LA Times Editorial: Pre-election Terrorizing
THE BUSH ADMINISTRATION is a past master at playing politics with terrorism, portraying critics of its various antiterrorism initiatives as naive or even accusing them, in the words of former Atty. Gen. John Ashcroft, of giving "ammunition to America's enemies."
Vice President Dick Cheney may have provided a sneak preview of just how nasty the coming campaign will be. Speaking to reporters last week, after he learned of the British operation aimed at disrupting an alleged plot to bomb passenger planes, Cheney said that Connecticut Sen. Joe Lieberman's primary loss to an opponent of the Iraq war was proof that many Democrats wanted to return to "the pre-9/11 mind-set" and that the vote would embolden "Al Qaeda types."
Then Republican National Committee Chairman Ken Mehlman went on NBC's "Meet the Press" to suggest that the fundamental question in the November congressional elections is: "Do you believe we're at war?" Democrats, according to Mehlman, don't. That's why they "voted against the Patriot Act, against the surveillance programs similar to the kind of programs that were used in London to deal with the threat," and why some Democrats want to withdraw U.S. forces from Iraq, which is "central to the war on terror."

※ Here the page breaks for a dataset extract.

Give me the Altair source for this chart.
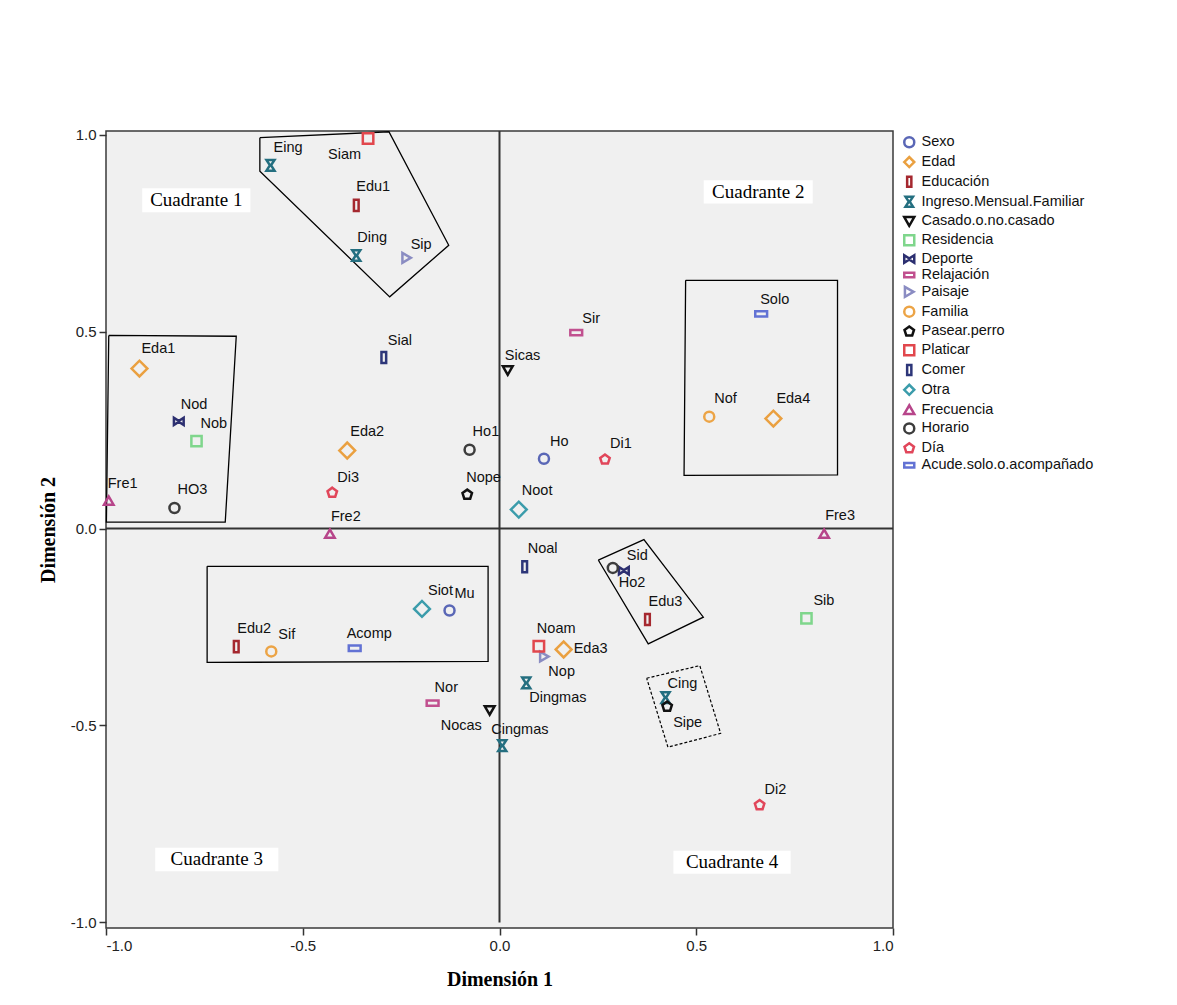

For the record, the USA Patriot Act was supported by most congressional Democrats, though with changes to the administration's original proposals that the president found acceptable. Iraq, for its part, became "central" to the war on terror only after the administration decided to invade the country and botched its occupation. Finally, it's unclear what Mehlman had in mind when referring to surveillance programs that are legal in Britain but not in the United States. One major difference between the two legal systems is that police in Britain may hold suspected terrorists without charge for 28 days. But even Homeland Security Secretary Michael Chertoff, who spoke approvingly of such laws the other day, acknowledged that they might run afoul of the Constitution.
Chertoff and other administration officials are free, once they study the British investigation, to argue that Britain's success in disrupting this plot offers lessons for the United States. Even then, Congress is not as free to modify civil liberties as the British Parliament — which is not constrained by a written constitution.
But Mehlman obviously was interested less in opening a discussion of comparative antiterror strategies than in pushing the idea that what Republicans call the "Democrat Party" is really the "Defeatocrat Party." That may be election-year politics as usual, but it's unseemly, especially when the stakes in terms of national security and civil liberties are so high. You might even be tempted to call it a pre 9/11 mind-set.